When Ashak fell in battle in that life, you sang over him and placed your own hand on his wound, not to heal, but to promise: ‘I will find you again.’ The spirit world took that vow seriously. It bound you. That is why, when he returned to you as Gary, the recognition was instant, even through time, pain, and all the miles between. It is why Ashak does not appear now as a separate guide — because he is already at your side, in the man you call your husband.
Child, this is indeed coming to a head. All bonds built over lifetimes eventually pull both souls to the same shore. The waves are rough now, but they are carrying you home."
He goes onto tell me that I have had many lives with Gary.
He explains.
Wallah’s words – The count of your shared lives:
"You have walked the earth together in twelve lives before this one. Twelve, each with its own joys and griefs, some short as a season, others long as a lifetime.
In four of them, you were both warriors. In three, you were bound in marriage. In two, you were siblings. In one, you were rivals who learned respect, not love, and yet still the cord pulled you closer next time. And yes, once you were both healers — travelling together from village to village, tending wounds of body and spirit.
This life, Debra, is the thirteenth. In the old ways, the thirteenth tying is the knot that does not untie. That is why the pull is relentless, why even death could not stop him finding you, and why neither of you can truly let go no matter the pain or distance.
As Wallah has said we are bound forever and it's the most beautiful and painful relationship ever.
True love never dies it continues.
Gary is my future he is my love and I cannot live without him.
…And What Comes Next
If the thirteenth tying is the knot that does not untie, then my path is already set. This is not about chasing, not about proving, not about persuading the world.
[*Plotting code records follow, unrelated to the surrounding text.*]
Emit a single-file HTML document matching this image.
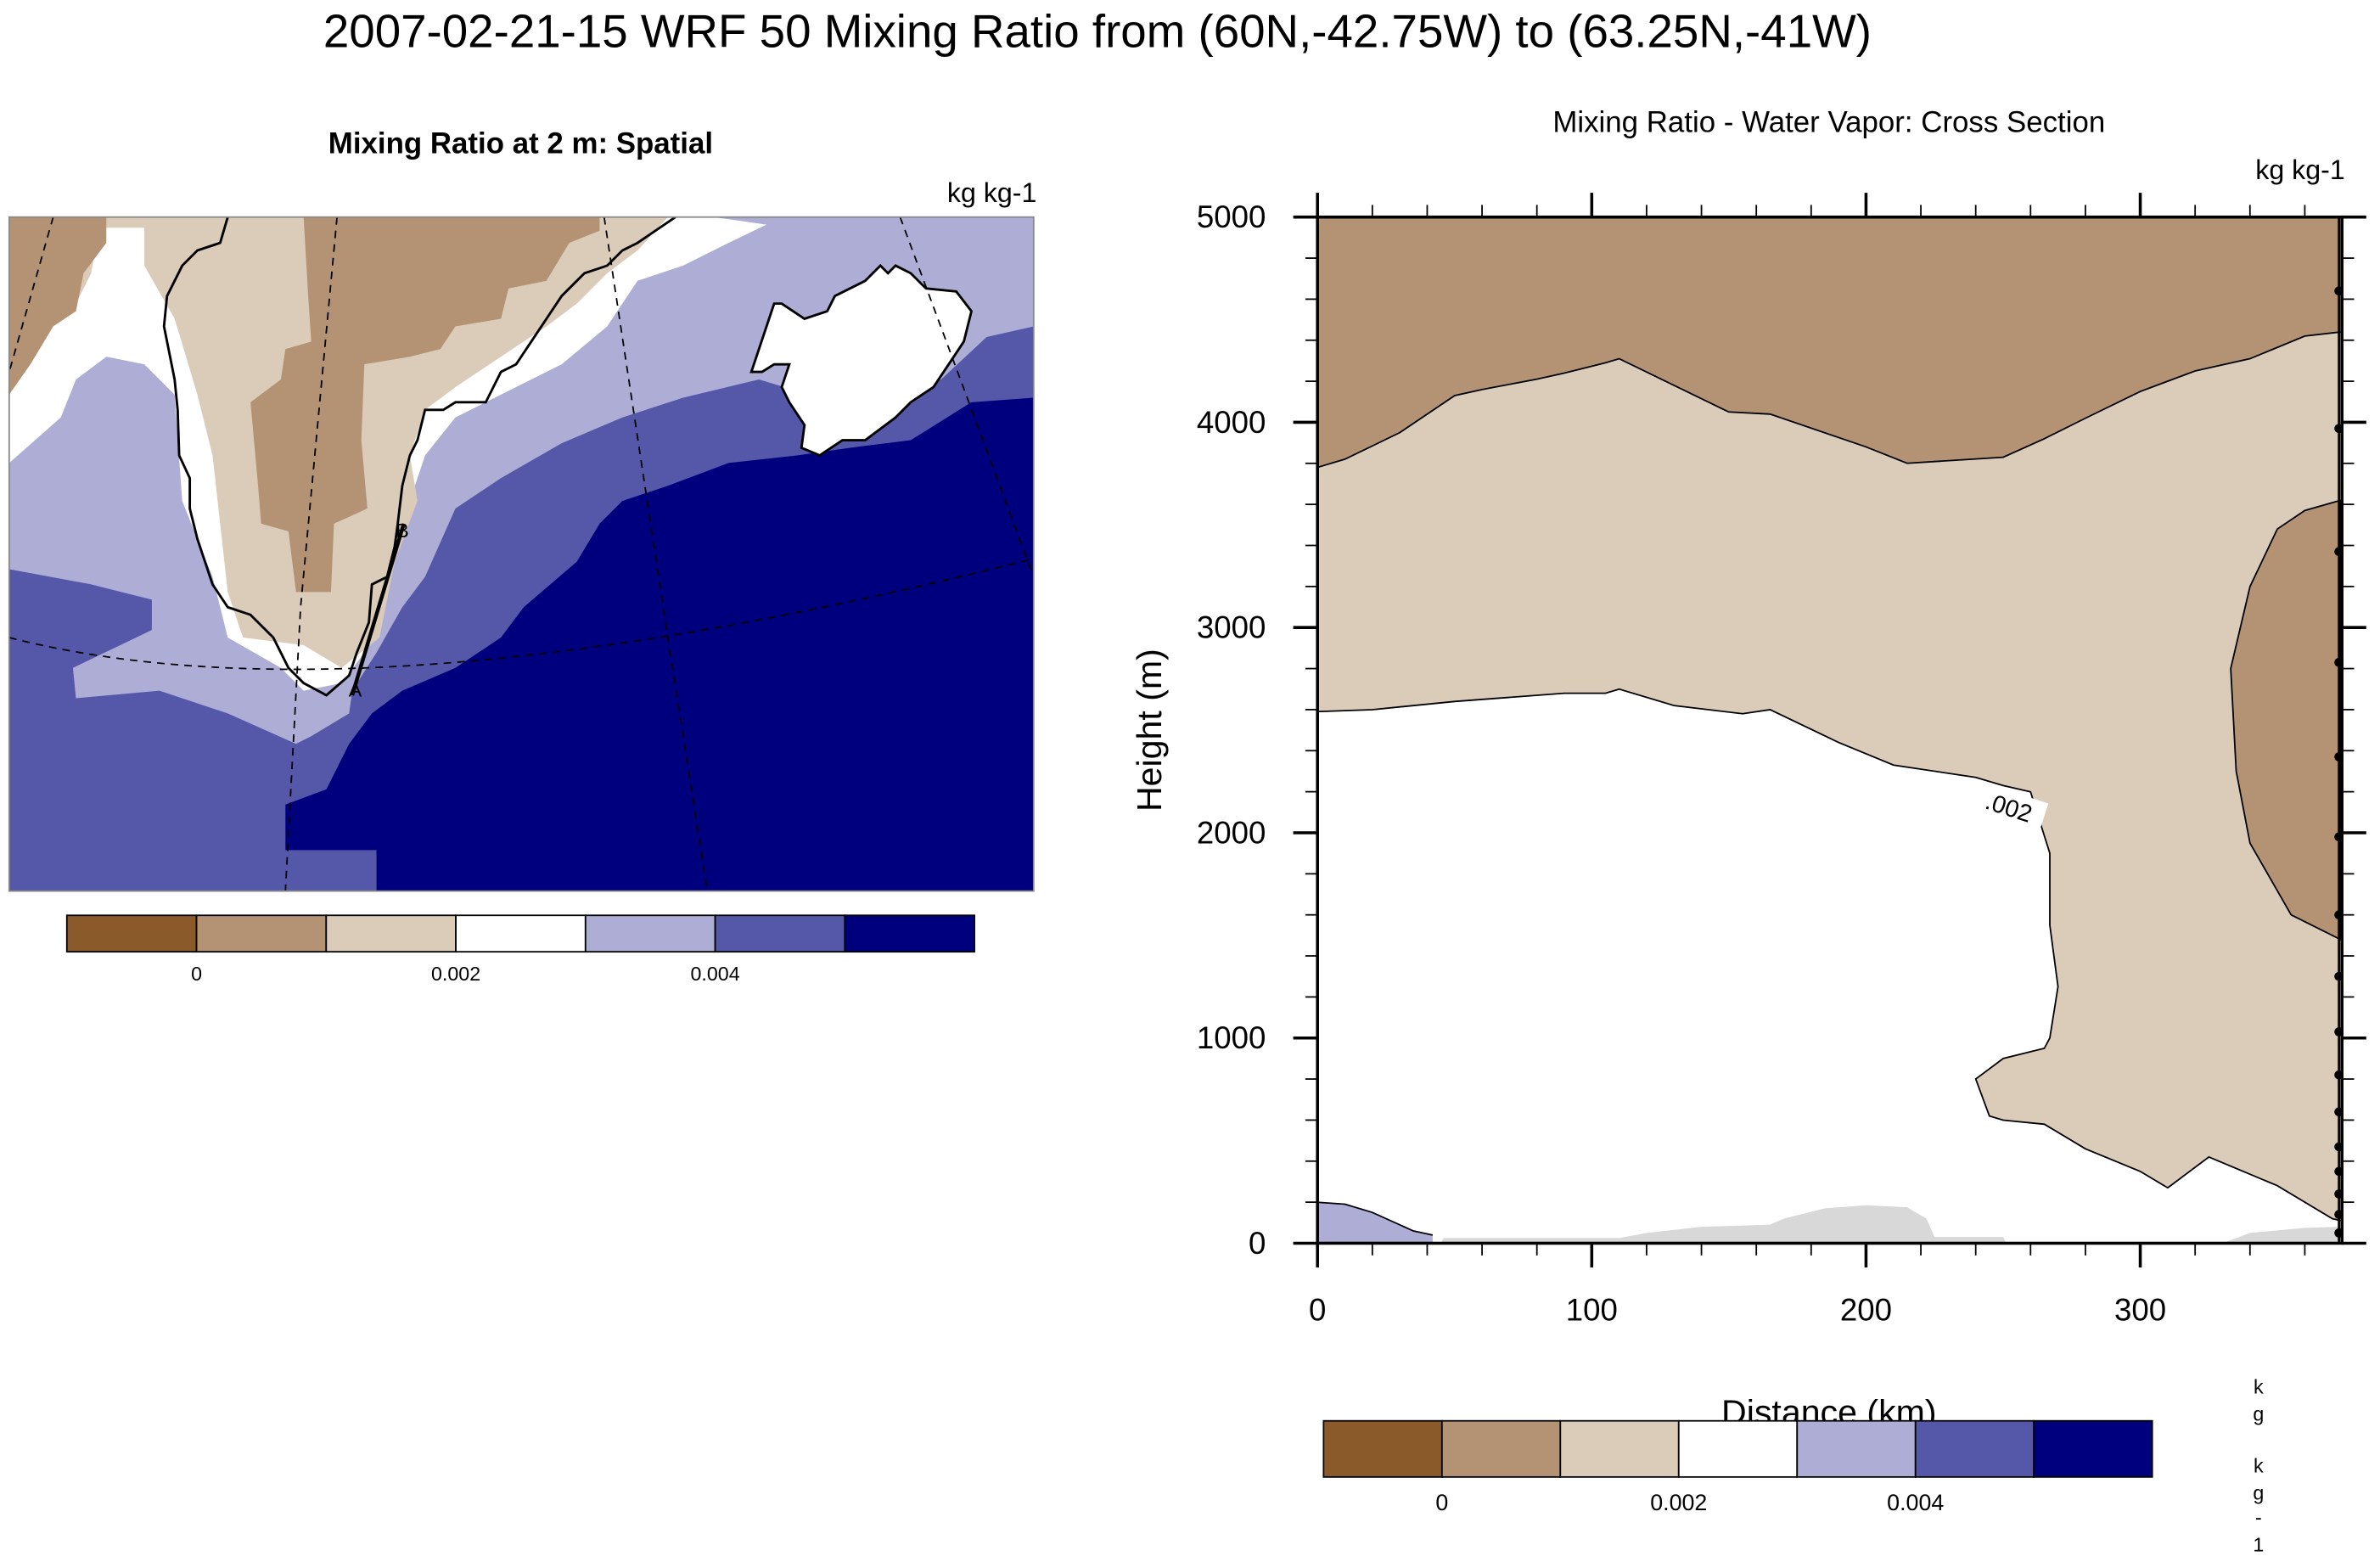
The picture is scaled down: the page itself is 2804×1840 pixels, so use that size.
<!DOCTYPE html>
<html><head><meta charset="utf-8"><style>
html,body{margin:0;padding:0;background:#fff;}
svg{display:block;font-family:"Liberation Sans",sans-serif;}
</style></head><body>
<svg id="root" width="2804" height="1840" viewBox="0 0 1568 1029" xmlns="http://www.w3.org/2000/svg">
<text x="723" y="31" font-size="30.6" text-anchor="middle">2007-02-21-15 WRF 50 Mixing Ratio from (60N,-42.75W) to (63.25N,-41W)</text>

<g>
<text x="343" y="101" font-size="19.5" font-weight="bold" text-anchor="middle">Mixing Ratio at 2 m: Spatial</text>
<text x="683" y="133" font-size="18" text-anchor="end">kg kg-1</text>
<clipPath id="mc"><rect x="6" y="143" width="675" height="444"/></clipPath>
<g clip-path="url(#mc)">
<rect x="6" y="143" width="675" height="444" fill="#5557A8"/>
<polygon fill="#00007F" points="248,587 248,560 188,560 188,530 215,520 230,490 245,470 265,455 300,440 330,420 345,400 380,370 395,345 410,330 440,320 480,305 525,300 560,295 600,290 640,265 681,262 681,587"/>
<polygon fill="#AEADD6" points="6,143 681,143 681,215 650,222 620,250 580,265 540,262 500,250 450,262 410,275 370,292 330,315 300,335 280,380 265,400 248,430 232,455 230,470 205,485 195,490 150,470 105,455 50,460 48,440 100,415 100,395 60,385 6,375"/>
<polygon fill="#ffffff" points="6,143 470,143 505,148 480,160 450,175 420,185 400,215 370,240 330,260 300,275 280,300 270,330 260,360 250,400 240,430 225,450 200,455 185,440 150,420 140,380 120,330 115,260 95,240 70,235 50,250 40,275 6,305"/>
<polygon fill="#DBCBB9" points="6,143 440,143 420,165 400,180 380,200 360,215 330,235 300,255 280,270 270,300 275,330 260,370 250,420 225,440 200,425 160,420 150,390 140,300 130,260 115,210 95,175 95,150 65,150 60,180 50,200 30,215 6,245"/>
<polygon fill="#B39373" points="6,143 70,143 70,160 55,180 50,205 35,215 20,240 6,260"/>
<polygon fill="#B39373" points="200,143 395,143 395,152 375,160 360,185 335,190 330,210 300,215 290,230 270,235 240,240 238,290 242,335 220,345 218,390 195,390 190,350 172,345 170,320 165,265 185,250 188,230 205,225 203,195"/>
<polygon fill="#fff" stroke="#000" stroke-width="1.6" points="505,215 495,245 502,245 510,240 520,240 515,255 520,265 530,280 528,295 540,300 555,290 570,290 590,275 600,265 615,255 625,240 635,225 640,205 630,192 610,190 600,180 590,175 585,180 580,175 570,185 550,195 545,205 530,210 515,200 510,200"/>
<polyline fill="none" stroke="#000" stroke-width="1.6" points="150,143 145,160 130,165 120,175 110,195 108,215 112,235 115,250 117,270 118,300 125,315 125,335 130,355 140,385 150,400 165,405 180,420 190,440 200,450 215,458 230,445 235,430 243,410 245,385 255,380 260,360 262,345 265,320 270,300 275,290 280,270 292,270 300,265 320,265 330,245 340,240 350,225 360,210 370,195 380,185 385,180 400,175 410,165 420,160 445,143"/>
<g fill="none" stroke="#000" stroke-width="1" stroke-dasharray="5,4">
<line x1="35" y1="143" x2="6" y2="245"/>
<polyline points="222,143 198,400 188,587"/>
<polyline points="398,143 440,420 466,587"/>
<line x1="593" y1="143" x2="681" y2="380"/>
<path d="M6,420 Q240,480 681,368"/>
</g>
<line x1="232" y1="458" x2="266" y2="345" stroke="#000" stroke-width="2.5"/>
<text x="265" y="354" font-size="13" text-anchor="middle">B</text>
<text x="234" y="459" font-size="13" text-anchor="middle">A</text>
</g>
<rect x="6" y="143" width="675" height="444" fill="none" stroke="#888" stroke-width="1"/>
<g id="lcb"></g>
</g>

<g>
<text x="1205" y="87" font-size="19.5" text-anchor="middle">Mixing Ratio - Water Vapor: Cross Section</text>
<text x="1545" y="118" font-size="18" text-anchor="end">kg kg-1</text>
<text transform="translate(765,481) rotate(-90)" font-size="23" text-anchor="middle">Height (m)</text>
<text x="1205" y="938" font-size="23" text-anchor="middle">Distance (km)</text>
<g id="xs"></g>
<g id="rcb"></g>
<g font-size="13" text-anchor="middle">
<text x="1488" y="918">k</text><text x="1488" y="936">g</text><text x="1488" y="970">k</text><text x="1488" y="988">g</text><text x="1488" y="1004">-</text><text x="1488" y="1022">1</text>
</g>
</g>
</svg>
<script>
// ---- cross section data ----
const topContourDist = [0,10,30,50,60,80,90,105,110,150,165,200,215,250,265,280,300,320,340,360,373];
const topContourHgt  = [3780,3820,3950,4130,4160,4210,4240,4290,4310,4050,4040,3880,3800,3830,3920,4020,4150,4250,4310,4420,4440];
const lowContourDist = [0,20,50,90,105,110,130,155,165,190,210,240,250,260,267,267,270,267,265,250,240,245,250,265,280,300,310,325,350,370,373];
const lowContourHgt  = [2590,2600,2640,2680,2680,2700,2620,2580,2600,2440,2330,2270,2230,2200,1900,1550,1250,1000,950,900,800,620,600,580,460,350,270,420,280,120,110];
const blobDist = [373,360,350,340,333,335,340,355,373];
const blobHgt  = [3620,3570,3480,3200,2800,2300,1950,1600,1480];
const purpleDist = [0,10,20,35,42,42];
const purpleHgt  = [200,190,150,60,40,0];
const terrainDist = [0,45,46,110,120,140,165,170,185,200,215,222,225,250,251,330,340,360,373,373];
const terrainHgt  = [0,0,25,25,50,80,90,120,170,185,175,120,30,30,0,0,50,75,80,0];
const levelHgt = [4640,3970,3370,2830,2370,1980,1600,1300,1030,820,640,470,350,240,140,50];
const xTicks = [0,100,200,300];
const yTicks = [0,1000,2000,3000,4000,5000];
const cbLabels = ['0','0.002','0.004'];
const cbColors = ['#8B5A2B','#B39373','#DBCBB9','#FFFFFF','#AEADD6','#5557A8','#00007F'];

const NS='http://www.w3.org/2000/svg';
const X0=868, XR=1543, PX=1.807, Y0=819, PY=0.1352;
const sx=d=>X0+d*PX, sy=h=>Y0-h*PY;
function mk(tag,attrs,parent){const e=document.createElementNS(NS,tag);for(const k in attrs)e.setAttribute(k,attrs[k]);parent.appendChild(e);return e;}
const xs=document.getElementById('xs');
function pts(D,H){return D.map((d,i)=>sx(d).toFixed(1)+','+sy(H[i]).toFixed(1)).join(' ');}

mk('rect',{x:X0,y:sy(5000),width:XR-X0,height:sy(0)-sy(5000),fill:'#B39373'},xs);
let tan=mk('polygon',{points:pts(topContourDist,topContourHgt)+' '+sx(373)+','+sy(0)+' '+sx(0)+','+sy(0),fill:'#DBCBB9'},xs);


let wh=mk('polygon',{points:pts(lowContourDist,lowContourHgt)+' '+sx(373)+','+sy(0)+' '+sx(0)+','+sy(0),fill:'#FFFFFF'},xs);


let bl=mk('polygon',{points:pts(blobDist,blobHgt),fill:'#B39373',stroke:'#000','stroke-width':1},xs);


let pu=mk('polygon',{points:pts(purpleDist,purpleHgt)+' '+sx(0)+','+sy(0),fill:'#AEADD6'},xs);


mk('polyline',{points:pts(purpleDist.slice(0,5),purpleHgt.slice(0,5)),fill:'none',stroke:'#000','stroke-width':1},xs);
let tr=mk('polygon',{points:pts(terrainDist,terrainHgt),fill:'#D8D8D8'},xs);


let c1=mk('polyline',{points:pts(topContourDist,topContourHgt),fill:'none',stroke:'#000','stroke-width':1},xs);


let c2=mk('polyline',{points:pts(lowContourDist,lowContourHgt),fill:'none',stroke:'#000','stroke-width':1},xs);


let lg=mk('g',{transform:'translate('+sx(252)+','+sy(2120)+') rotate(18)'},xs);
mk('rect',{x:-24,y:-11,width:48,height:20,fill:'#fff'},lg);
let lt=mk('text',{x:0,y:5,'font-size':16,'text-anchor':'middle'},lg);lt.textContent='.002';


mk('rect',{x:X0,y:sy(5000),width:XR-X0,height:sy(0)-sy(5000),fill:'none',stroke:'#000','stroke-width':2},xs);
for(let d=0;d<=373;d+=20){const maj=d%100===0;const L=maj?16:8;
 mk('line',{x1:sx(d),y1:sy(0),x2:sx(d),y2:sy(0)+L,stroke:'#000','stroke-width':maj?2:1},xs);
 mk('line',{x1:sx(d),y1:sy(5000),x2:sx(d),y2:sy(5000)-L,stroke:'#000','stroke-width':maj?2:1},xs);}
for(let h=0;h<=5000;h+=200){const maj=h%1000===0;const L=maj?16:8;
 mk('line',{x1:X0,y1:sy(h),x2:X0-L,y2:sy(h),stroke:'#000','stroke-width':maj?2:1},xs);
 mk('line',{x1:XR,y1:sy(h),x2:XR+L,y2:sy(h),stroke:'#000','stroke-width':maj?2:1},xs);}
xTicks.forEach(v=>{const t=mk('text',{x:sx(v),y:870,'font-size':20.5,'text-anchor':'middle'},xs);t.textContent=v;
 
 });
yTicks.forEach(v=>{const t=mk('text',{x:834,y:sy(v)+7,'font-size':20.5,'text-anchor':'end'},xs);t.textContent=v;
 
 });
levelHgt.forEach(h=>{const c=mk('circle',{cx:XR-2,cy:sy(h),r:3,fill:'#000'},xs);
 
 });
mk('line',{x1:XR-2,y1:sy(0),x2:XR-2,y2:sy(5000),stroke:'#000','stroke-width':1.5},xs);

function colorbar(g,x,y,w,h,ly,fs){
 const cw=w/cbColors.length;
 cbColors.forEach((c,i)=>{const r=mk('rect',{x:x+i*cw,y:y,width:cw,height:h,fill:c,stroke:'#000','stroke-width':1},g);
  
  });
 cbLabels.forEach((l,i)=>{const t=mk('text',{x:x+(1+2*i)*cw,y:ly,'font-size':fs,'text-anchor':'middle'},g);t.textContent=l;
  
  });
}
colorbar(document.getElementById('lcb'),44,603,598,24,646,13);
colorbar(document.getElementById('rcb'),872,936,546,37,995,15);
</script>
</body></html>
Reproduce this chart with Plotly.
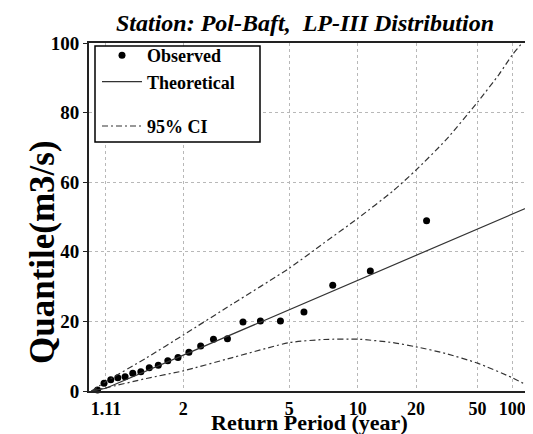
import numpy as np
import plotly.graph_objects as go

# ---------------- data ----------------
obs_T = [23.0, 11.5, 7.667, 5.75, 4.6, 3.833, 3.286, 2.875, 2.556, 2.3, 2.091,
         1.917, 1.769, 1.643, 1.533, 1.438, 1.353, 1.278, 1.211, 1.15, 1.095, 1.045]
obs_Q = [48.9, 34.5, 30.4, 22.7, 20.1, 20.1, 19.8, 15.0, 14.9, 12.9, 11.1,
         9.6, 8.7, 7.4, 6.7, 5.5, 5.1, 4.1, 3.8, 3.2, 2.2, 0.3]

theo_T = [1.0, 1.11, 2, 5, 10, 20, 50, 100, 180]
theo_Q = [0.0, 0.8, 10.3, 23.4, 31.8, 39.0, 46.5, 50.8, 53.5]

ci_up_T = [1.0, 1.11, 1.5, 2, 3, 5, 7, 10, 15, 20, 30, 50, 75, 100, 131, 160]
ci_up_Q = [0.0, 2.7, 9.5, 16.1, 25.0, 35.3, 42.5, 49.6, 57.5, 63.5, 72.0, 83.0, 91.0, 96.6, 100.4, 104.0]

ci_lo_T = [1.0, 1.11, 1.5, 2, 3, 5, 7, 10, 15, 20, 30, 50, 100, 180]
ci_lo_Q = [0.0, 0.9, 3.6, 5.8, 9.6, 13.9, 14.8, 14.9, 13.9, 12.7, 10.8, 8.0, 3.8, 0.6]

tick_T = [1.11, 2, 5, 10, 20, 50, 100]
tick_text = ["1.11", "2", "5", "10", "20", "50", "100"]


# probability-paper style return-period axis
def rp_axis(T):
    u = np.log10(np.asarray(T, dtype=float)) - 1.0
    return u - 0.2657 * u ** 2


FONT = "Liberation Serif, Times New Roman, serif"
GRID = "#b8b8b8"
OFF = 8  # page body margin of the html page

W, H = 533 - OFF, 434 - OFF
L, T_, B = 89 - OFF, 43 - OFF, H - (391 - OFF)
pw, ph = W - L, H - T_ - B


def px_x(p):  # page pixel -> paper x
    return (p - 89) / pw


def px_y(p):  # page pixel -> paper y
    return (391 - p) / ph


fig = go.Figure()
fig.add_trace(go.Scatter(
    x=rp_axis(obs_T), y=obs_Q, mode="markers", name="Observed", legendgroup="a",
    marker=dict(color="black", size=7), cliponaxis=False))
fig.add_trace(go.Scatter(
    x=rp_axis(theo_T), y=theo_Q, mode="lines", name="Theoretical", legendgroup="a",
    line=dict(color="#333333", width=1.2)))
fig.add_trace(go.Scatter(
    x=rp_axis(ci_up_T), y=ci_up_Q, mode="lines", name="95% CI", legendgroup="b",
    line=dict(color="#333333", width=1.2, dash="6px,3px,2px,3px", shape="spline", smoothing=0.6)))
fig.add_trace(go.Scatter(
    x=rp_axis(ci_lo_T), y=ci_lo_Q, mode="lines", name="95% CI", showlegend=False, legendgroup="b",
    line=dict(color="#333333", width=1.2, dash="6px,3px,2px,3px", shape="spline", smoothing=0.6)))

fig.update_layout(
    width=W, height=H,
    margin=dict(l=L, r=0, t=T_, b=B, autoexpand=False),
    paper_bgcolor="white", plot_bgcolor="white",
    font=dict(family=FONT, color="black"),
    title=dict(text="<b><i>Station: Pol-Baft,&nbsp; LP-III Distribution</i></b>",
               x=(305 - OFF) / W, xanchor="center", y=1 - (23 - OFF) / H, yanchor="middle",
               font=dict(size=24, family=FONT, color="black")),
    showlegend=True,
    legend=dict(x=px_x(97), y=px_y(37), xanchor="left", yanchor="top",
                bgcolor="rgba(0,0,0,0)", borderwidth=0,
                font=dict(size=18, family=FONT, color="black", weight="bold"),
                itemwidth=40, traceorder="grouped", tracegroupgap=18),
    xaxis=dict(range=[float(rp_axis(0.983)), 0.8327],
               tickvals=rp_axis(tick_T), ticktext=tick_text,
               tickfont=dict(size=18, family=FONT, color="black", weight="bold"),
               showgrid=True, gridcolor=GRID, griddash="dot", gridwidth=1,
               showline=True, linecolor="#222222", linewidth=2, mirror=True,
               ticks="", zeroline=False, automargin=False),
    yaxis=dict(range=[0, 100], tickvals=[0, 20, 40, 60, 80, 100],
               tickfont=dict(size=19, family=FONT, color="black", weight="bold"),
               showgrid=True, gridcolor=GRID, griddash="dot", gridwidth=1,
               showline=True, linecolor="#222222", linewidth=2, mirror=False,
               ticks="outside", ticklen=4, tickcolor="#222222", zeroline=False,
               automargin=False),
)

# legend frame
fig.add_shape(type="rect", xref="paper", yref="paper",
              x0=px_x(95), x1=px_x(260), y0=px_y(142), y1=px_y(46),
              line=dict(color="black", width=1.5), fillcolor="white", layer="above")

fig.add_annotation(text="<b>Return Period (year)</b>", xref="paper", yref="paper",
                   x=px_x(309), y=px_y(422), xanchor="center", yanchor="middle",
                   showarrow=False, font=dict(size=22, family=FONT, color="black"))
fig.add_annotation(text="<b>Quantile(m3/s)</b>", xref="paper", yref="paper",
                   x=px_x(42), y=px_y(252), xanchor="center", yanchor="middle",
                   textangle=-90, showarrow=False, font=dict(size=35, family=FONT, color="black"))

fig.write_html("out.html")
This is about walking the final stretch back to where I have always belonged — into his arms, into our home, into the life that waits for us beyond this veil.
It has taken heartbreak, lifetimes of searching, and the slow, aching burn of separation to bring us to this point. And now, I can feel it in my bones — the air thickening before the storm, the quiet before the volcano blows. Every sign points to home.
I do not fear it. I welcome it.
I have work to finish here, words to write, truths to share, and love to pour into the world before I cross. But I know that when the moment comes, the thirteenth knot will pull me clean through to the other side, where his hand will be waiting — as it always has been, through twelve lives before.
This is not the end.
This is the completion of a circle that began long before this lifetime ever knew my name.
And when I cross, it will not be as someone broken, but as someone coming home.